Health and Survival sub-index provides an overview of the differences between women’s and men’s health using two indicators. The first is the sex ratio at birth, which aims specifically to capture the phenomenon of “missing women”, prevalent in countries with a strong son preference. Second, the index uses the gap between women’s and men’s healthy life expectancy.
This measure provides an estimate of the number of years that women and men can expect to live in good health by accounting for the years lost to violence, disease, malnutrition and other factors. Political Empowerment sub-index measures the gap between men and women at the highest level of political decision-making through the ratio of women to men in ministerial positions and the ratio of women to men in parliamentary positions. In addition, the reported included the ratio of women to men in terms of years in executive office (prime minister or president) for the last 50 years.
In the last general elections, only three women won elections, compared to 54 males. The three women are; Nnaniki Makwinja (Lentsweletau-Mmopane), Talita Monnakgotla (Kgalagadi North), and Anna Mokgethi (Gaborone Bonnington North). Four women were elected through Specially Elected dispensation; Peggy Serame, Dr Unity Dow, Phildah Kereng and Beauty Manake. All female MPs — save Dow, who resigned — are members of the executive.
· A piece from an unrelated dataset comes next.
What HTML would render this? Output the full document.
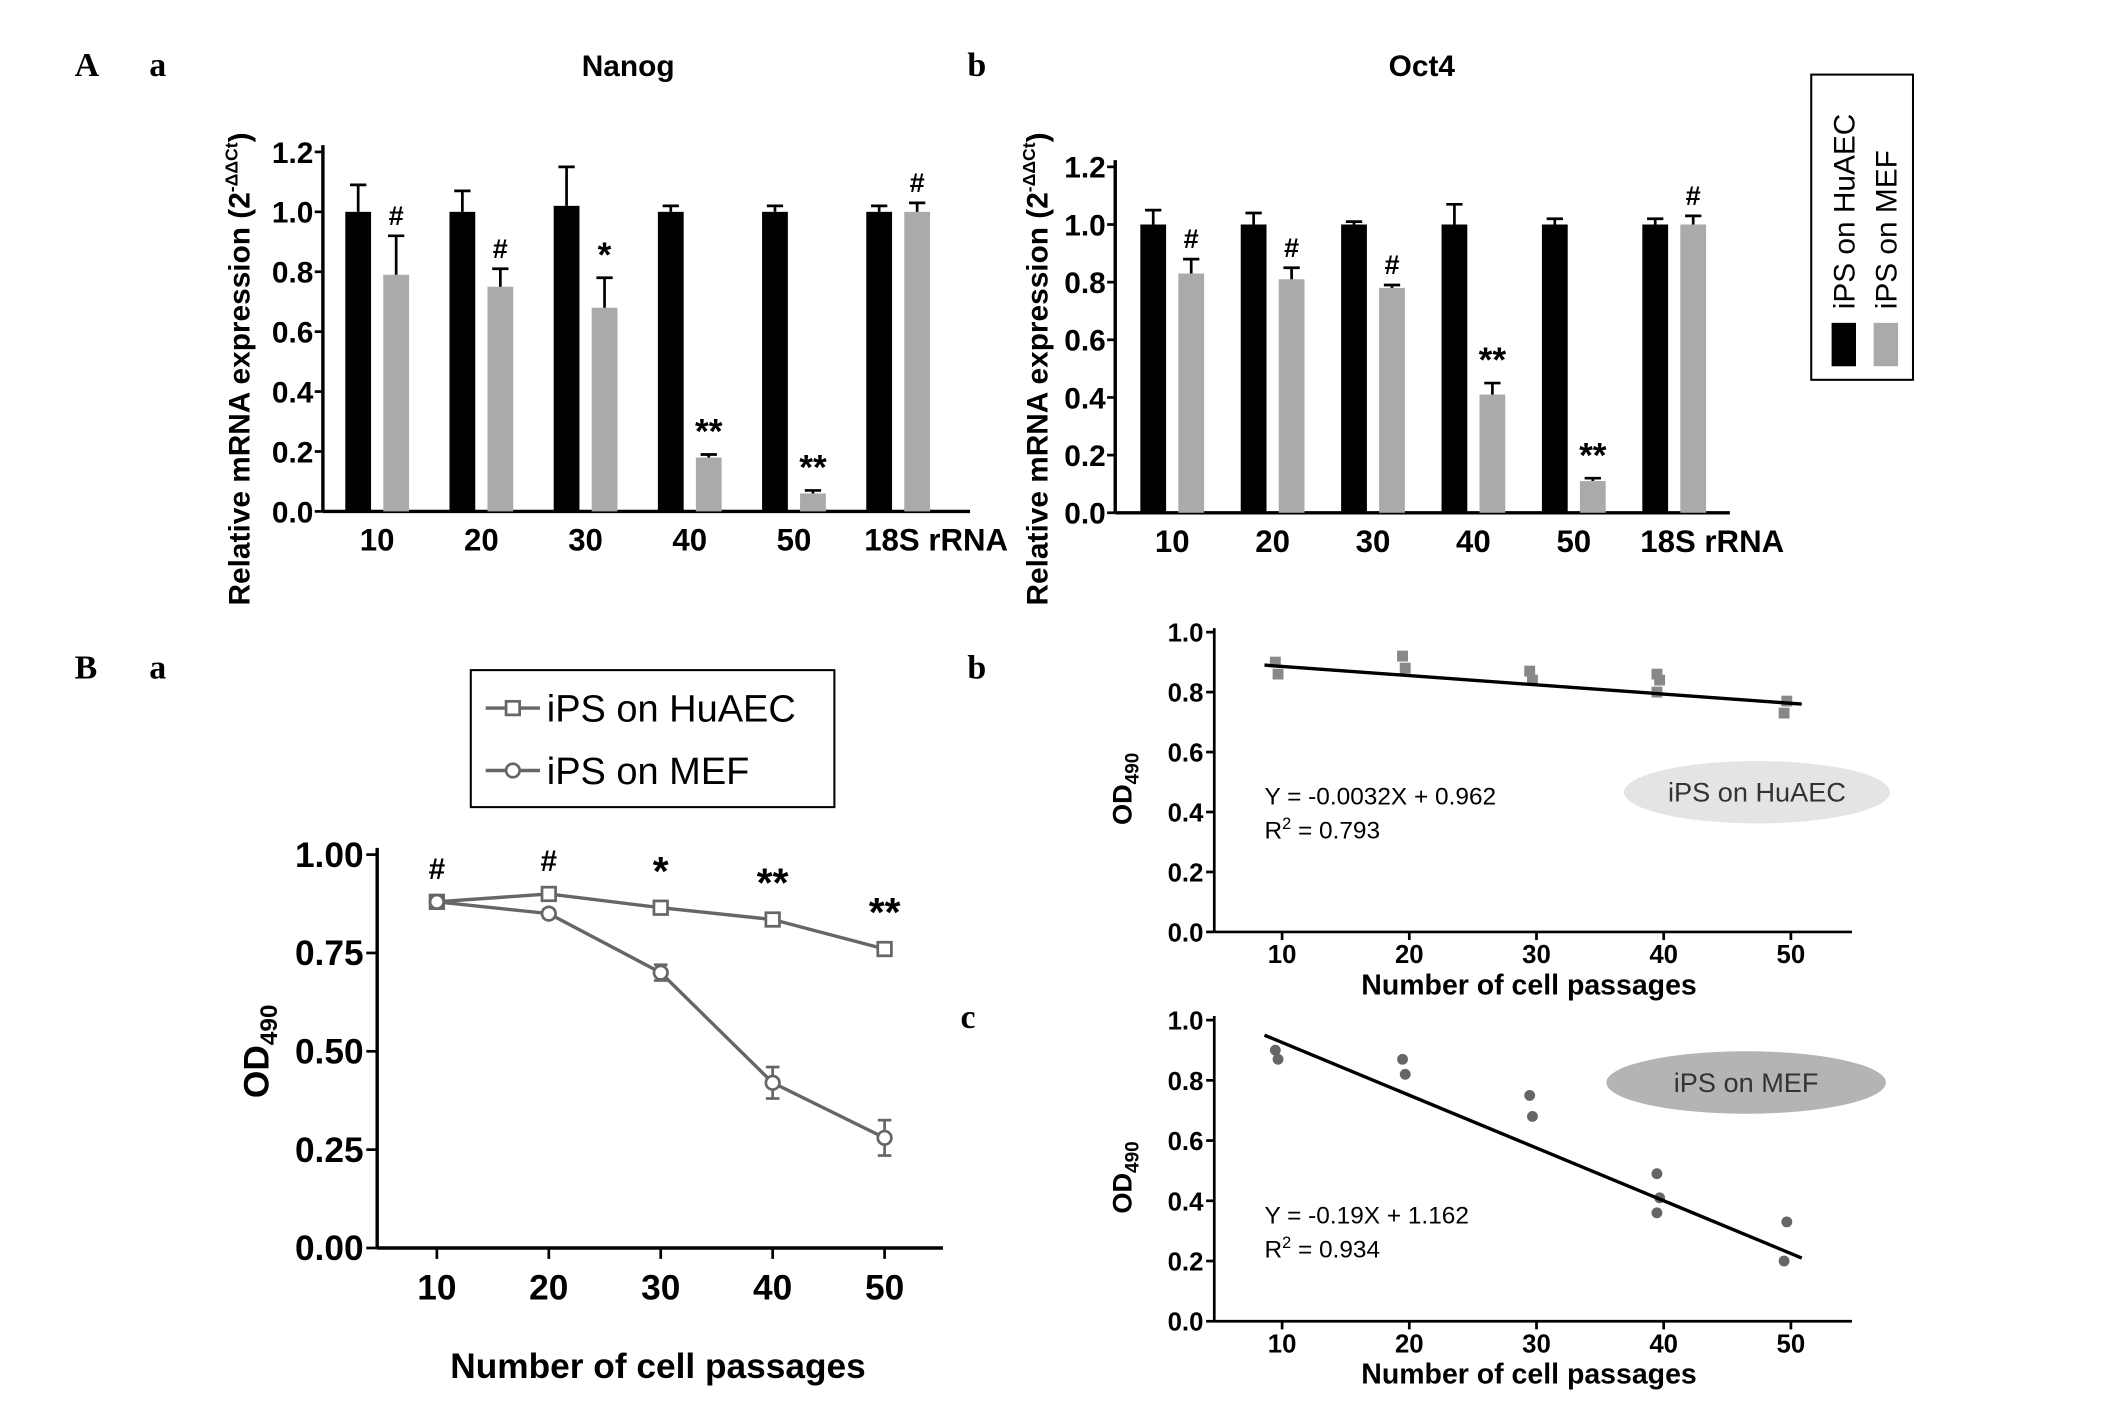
<!DOCTYPE html>
<html><head><meta charset="utf-8"><style>
html,body{margin:0;padding:0;background:#fff;}
svg{display:block;font-family:"Liberation Sans",Arial,sans-serif;}
.b{font-weight:bold;}
.ser{font-family:"Liberation Serif",serif;font-weight:bold;}
</style></head><body>
<svg id="fig" width="2126" height="1404" viewBox="0 0 1567 1035" preserveAspectRatio="none" xmlns="http://www.w3.org/2000/svg">
<g id="root"></g>
</svg>
<script>
// ---- data ----
const barCats = ["10","20","30","40","50","18S rRNA"];
const nanogHuAEC = [1.0,1.0,1.02,1.0,1.0,1.0];
const nanogHuAECErr = [0.09,0.07,0.13,0.02,0.02,0.02];
const nanogMEF = [0.79,0.75,0.68,0.18,0.06,1.0];
const nanogMEFErr = [0.13,0.06,0.10,0.01,0.01,0.03];
const nanogMarks = ["#","#","*","**","**","#"];
const oct4HuAEC = [1.0,1.0,1.0,1.0,1.0,1.0];
const oct4HuAECErr = [0.05,0.04,0.01,0.07,0.02,0.02];
const oct4MEF = [0.83,0.81,0.78,0.41,0.11,1.0];
const oct4MEFErr = [0.05,0.04,0.01,0.04,0.01,0.03];
const oct4Marks = ["#","#","#","**","**","#"];
const barTicks = [0,0.2,0.4,0.6,0.8,1.0,1.2];
const passages = [10,20,30,40,50];
const odHuAEC = [0.88,0.90,0.865,0.835,0.76];
const odHuAECErr = [0.01,0.01,0.01,0.01,0.01];
const odMEF = [0.88,0.85,0.70,0.42,0.28];
const odMEFErr = [0.01,0.01,0.02,0.04,0.045];
const odMarks = ["#","#","*","**","**"];
const odTicks = [0,0.25,0.5,0.75,1.0];
const scatterX = [10,10,20,20,30,30,40,40,40,50,50];
const scatterHuAEC = [0.90,0.86,0.92,0.88,0.87,0.84,0.86,0.84,0.80,0.77,0.73];
const scatterMEF = [0.90,0.87,0.87,0.82,0.75,0.68,0.49,0.41,0.36,0.33,0.20];
const fitHuAEC = [0.89,0.76];
const fitMEF = [0.95,0.21];
const smallTicks = [0,0.2,0.4,0.6,0.8,1.0];

const NS="http://www.w3.org/2000/svg";
const root=document.getElementById('root');
function mk(tag,attrs,parent,text){const e=document.createElementNS(NS,tag);for(const k in attrs)e.setAttribute(k,attrs[k]);if(text!==undefined)e.textContent=text;(parent||root).appendChild(e);return e;}

function barPanel(o){
  const g=mk('g',{});
  
  
  const y=v=>o.y0-(v/1.2)*(o.y0-o.y12);
  mk('line',{x1:o.ax,y1:o.y12-5,x2:o.ax,y2:o.y0,stroke:'#000','stroke-width':2.5},g);
  mk('line',{x1:o.ax,y1:o.y0,x2:o.xend,y2:o.y0,stroke:'#000','stroke-width':2.5},g);
  barTicks.forEach(t=>{
    mk('line',{x1:o.ax-6,y1:y(t),x2:o.ax,y2:y(t),stroke:'#000','stroke-width':2},g);
    const tx=mk('text',{x:o.ax-7,y:y(t)+8,'text-anchor':'end','font-size':22,class:'b'},g,t.toFixed(1));
    
    
  });
  barCats.forEach((c,i)=>{
    const cx=o.b0+i*o.gap;
    const draw=(v,e,x,fill,nm)=>{
      const r=mk('rect',{x:x-9.5,y:y(v),width:19,height:o.y0-y(v),fill:fill},g);
      
      
      mk('line',{x1:x,y1:y(v),x2:x,y2:y(v+e),stroke:'#000','stroke-width':2},g);
      mk('line',{x1:x-6,y1:y(v+e),x2:x+6,y2:y(v+e),stroke:'#000','stroke-width':2},g);
    };
    draw(o.h[i],o.he[i],cx,'#000','bar-huaec-'+c);
    draw(o.m[i],o.me[i],cx+28,'#aaa','bar-mef-'+c);
    const mt=o.marks[i];
    mk('text',{x:cx+28,y:y(o.m[i]+o.me[i])-8,'text-anchor':'middle','font-size':mt==='#'?20:26,class:'b'},g,mt);
    const lx=i===5?cx+42:cx+14;
    const tl=mk('text',{x:lx,y:o.y0+29,'text-anchor':'middle','font-size':23,class:'b'},g,c);
    
    
  });
  const tt=mk('text',{x:o.tx,y:56,'text-anchor':'middle','font-size':22,class:'b'},g,o.title);
  
  
  const yl=mk('text',{transform:`translate(${o.ylx},${o.yly}) rotate(-90)`,'text-anchor':'middle','font-size':22,class:'b'},g);
  
  
  yl.innerHTML='Relative mRNA expression (2<tspan dy="-9" font-size="13">-ΔΔCt</tspan><tspan dy="9">)</tspan>';
}
barPanel({name:'nanog-chart',ax:238,y0:377,y12:112,xend:715,b0:264,gap:76.8,h:nanogHuAEC,he:nanogHuAECErr,m:nanogMEF,me:nanogMEFErr,marks:nanogMarks,title:'Nanog',tx:463,ylx:184,yly:272});
barPanel({name:'oct4-chart',ax:822,y0:378,y12:123,xend:1275,b0:850,gap:74,h:oct4HuAEC,he:oct4HuAECErr,m:oct4MEF,me:oct4MEFErr,marks:oct4Marks,title:'Oct4',tx:1048,ylx:772,yly:272});

// panel letters
[['A',55,56],['a',110,56],['b',713,56],['B',55,500],['a',110,500],['b',713,500],['c',708,758]].forEach(p=>{
  const t=mk('text',{x:p[1],y:p[2],'font-size':25,class:'ser'},root,p[0]);
  
  
});

// legend A
const lg=mk('g',{});


mk('rect',{x:1335,y:55,width:75,height:225,fill:'none',stroke:'#000','stroke-width':1.5},lg);
mk('rect',{x:1350,y:238,width:18,height:32,fill:'#000'},lg);
mk('rect',{x:1381,y:238,width:18,height:32,fill:'#aaa'},lg);
mk('text',{transform:'translate(1367,228) rotate(-90)','font-size':22},lg,'iPS on HuAEC');
mk('text',{transform:'translate(1398,228) rotate(-90)','font-size':22},lg,'iPS on MEF');

// panel Ba
(function(){
  const g=mk('g',{});
  
  
  const ax=278,y0=920,y1=630;
  const y=v=>y0-v*(y0-y1);
  const x=p=>322+(p-10)*8.25;
  mk('line',{x1:ax,y1:y1-5,x2:ax,y2:y0,stroke:'#000','stroke-width':2.5},g);
  mk('line',{x1:ax,y1:y0,x2:695,y2:y0,stroke:'#000','stroke-width':2.5},g);
  odTicks.forEach(t=>{
    mk('line',{x1:ax-8,y1:y(t),x2:ax,y2:y(t),stroke:'#000','stroke-width':2},g);
    mk('text',{x:ax-10,y:y(t)+9,'text-anchor':'end','font-size':26,class:'b'},g,t.toFixed(2));
  });
  passages.forEach(p=>{
    mk('line',{x1:x(p),y1:y0,x2:x(p),y2:y0+8,stroke:'#000','stroke-width':2},g);
    mk('text',{x:x(p),y:y0+38,'text-anchor':'middle','font-size':26,class:'b'},g,String(p));
  });
  mk('text',{x:485,y:1016,'text-anchor':'middle','font-size':26,class:'b'},g,'Number of cell passages');
  const yl=mk('text',{transform:'translate(198,775) rotate(-90)','text-anchor':'middle','font-size':26,class:'b'},g);
  yl.innerHTML='OD<tspan dy="6" font-size="18">490</tspan>';
  const series=(vals,errs,nm,shape)=>{
    mk('polyline',{points:vals.map((v,i)=>x(passages[i])+','+y(v)).join(' '),fill:'none',stroke:'#666','stroke-width':2.5},g);
    vals.forEach((v,i)=>{
      const cx=x(passages[i]),cy=y(v);
      mk('line',{x1:cx,y1:y(v-errs[i]),x2:cx,y2:y(v+errs[i]),stroke:'#666','stroke-width':2},g);
      mk('line',{x1:cx-5,y1:y(v-errs[i]),x2:cx+5,y2:y(v-errs[i]),stroke:'#666','stroke-width':2},g);
      mk('line',{x1:cx-5,y1:y(v+errs[i]),x2:cx+5,y2:y(v+errs[i]),stroke:'#666','stroke-width':2},g);
      const m=shape==='sq'?mk('rect',{x:cx-5,y:cy-5,width:10,height:10,fill:'#fff',stroke:'#666','stroke-width':2},g)
        :mk('circle',{cx:cx,cy:cy,r:5,fill:'#fff',stroke:'#666','stroke-width':2},g);
      
      
    });
  };
  series(odHuAEC,odHuAECErr,'point-huaec','sq');
  series(odMEF,odMEFErr,'point-mef','ci');
  odMarks.forEach((m,i)=>{
    const top=Math.max(odHuAEC[i]+odHuAECErr[i],odMEF[i]+odMEFErr[i]);
    mk('text',{x:x(passages[i]),y:y(top)-14,'text-anchor':'middle','font-size':m==='#'?22:30,class:'b'},g,m);
  });
  const lg=mk('g',{},g);
  
  
  mk('rect',{x:347,y:494,width:268,height:101,fill:'#fff',stroke:'#000','stroke-width':1.5},lg);
  mk('line',{x1:358,y1:522,x2:398,y2:522,stroke:'#666','stroke-width':2.5},lg);
  mk('rect',{x:373,y:517,width:10,height:10,fill:'#fff',stroke:'#666','stroke-width':2},lg);
  mk('text',{x:403,y:532,'font-size':28},lg,'iPS on HuAEC');
  mk('line',{x1:358,y1:568,x2:398,y2:568,stroke:'#666','stroke-width':2.5},lg);
  mk('circle',{cx:378,cy:568,r:5,fill:'#fff',stroke:'#666','stroke-width':2},lg);
  mk('text',{x:403,y:578,'font-size':28},lg,'iPS on MEF');
})();

function scatterPanel(o){
  const g=mk('g',{});
  
  
  const ax=895;
  const y=v=>o.y0-v*(o.y0-o.y1);
  const x=p=>945+(p-10)*9.375;
  mk('line',{x1:ax,y1:o.y1-3,x2:ax,y2:o.y0,stroke:'#000','stroke-width':2},g);
  mk('line',{x1:ax,y1:o.y0,x2:1365,y2:o.y0,stroke:'#000','stroke-width':2},g);
  smallTicks.forEach(t=>{
    mk('line',{x1:ax-6,y1:y(t),x2:ax,y2:y(t),stroke:'#000','stroke-width':2},g);
    mk('text',{x:ax-8,y:y(t)+7,'text-anchor':'end','font-size':19,class:'b'},g,t.toFixed(1));
  });
  passages.forEach(p=>{
    mk('line',{x1:x(p),y1:o.y0,x2:x(p),y2:o.y0+6,stroke:'#000','stroke-width':2},g);
    mk('text',{x:x(p),y:o.y0+23,'text-anchor':'middle','font-size':19,class:'b'},g,String(p));
  });
  mk('text',{x:1127,y:o.y0+46,'text-anchor':'middle','font-size':21,class:'b'},g,'Number of cell passages');
  const yl=mk('text',{transform:`translate(834,${(o.y0+o.y1)/2+5}) rotate(-90)`,'text-anchor':'middle','font-size':20,class:'b'},g);
  yl.innerHTML='OD<tspan dy="5" font-size="14">490</tspan>';
  scatterX.forEach((p,i)=>{
    const cx=x(p)-5+(i%2)*2,cy=y(o.vals[i]);
    const m=o.sq?mk('rect',{x:cx-4,y:cy-4,width:8,height:8,fill:'#888'},g):mk('circle',{cx:cx,cy:cy,r:4,fill:'#666'},g);
    
    
  });
  const fl=mk('line',{x1:x(passages[0])-13,y1:y(o.fit[0]),x2:x(passages[4])+8,y2:y(o.fit[1]),stroke:'#000','stroke-width':2.5},g);
  
  
  mk('text',{x:932,y:o.eqY,'font-size':18},g,o.eq);
  const r2=mk('text',{x:932,y:o.eqY+25,'font-size':18},g);
  r2.innerHTML='R<tspan dy="-7" font-size="12">2</tspan><tspan dy="7"> = '+o.r2+'</tspan>';
  mk('ellipse',{cx:o.ex,cy:o.ey,rx:o.erx,ry:23,fill:o.efill},g);
  mk('text',{x:o.ex,y:o.ey+7,'text-anchor':'middle','font-size':20,fill:'#333'},g,o.label);
}
scatterPanel({name:'huaec-scatter',y0:687,y1:466,vals:scatterHuAEC,fit:fitHuAEC,sq:true,eq:'Y = -0.0032X + 0.962',r2:'0.793',eqY:593,ex:1295,ey:584,erx:98,efill:'#e4e4e4',label:'iPS on HuAEC'});
scatterPanel({name:'mef-scatter',y0:974,y1:752,vals:scatterMEF,fit:fitMEF,sq:false,eq:'Y = -0.19X + 1.162',r2:'0.934',eqY:902,ex:1287,ey:798,erx:103,efill:'#b4b4b4',label:'iPS on MEF'});
</script>
</body></html>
Overall, Botswana has 63 seats, all 57 elected by the electorates, and six elected by parliament. Early this year, Botswana Democratic Party (BDP) secretary general and Gaborone North MP, Mpho Balopi, successfully moved a motion in parliament calling for increment of elective seats from 57 to 61. Balopi contented that population growth demands the country respond by increasing the number of MPs.
In Africa, Botswana play second fiddle to countries like Rwanda, Namibia, South Africa, Burundi, and Zimbabwe who have better representation of women, with Rwanda being the only country with more than 50 percent of women in parliament.
The low number of women in parliament is attributed to Botswana’s current, electoral system, First-Past-the-Post. During the 9th parliament, then MP for Mahalapye East tabled a motion in parliament in which she sort to increase the number of Specially Elected MPs in parliament to augment female representation in the National Assembly.
The motion was opposed famously, by then Specially Elected MP, Botsalo Ntuane, who said the citizens were not in favour of such a move since it dilute democracy, instead suggesting the Botswana should switch to Proportional-Representation-System. Botswana is currently undergoing Constitutional Review process, with the commission, appointed in December, expected to deliver the report to President Mokgweetsi Masisi by September this year.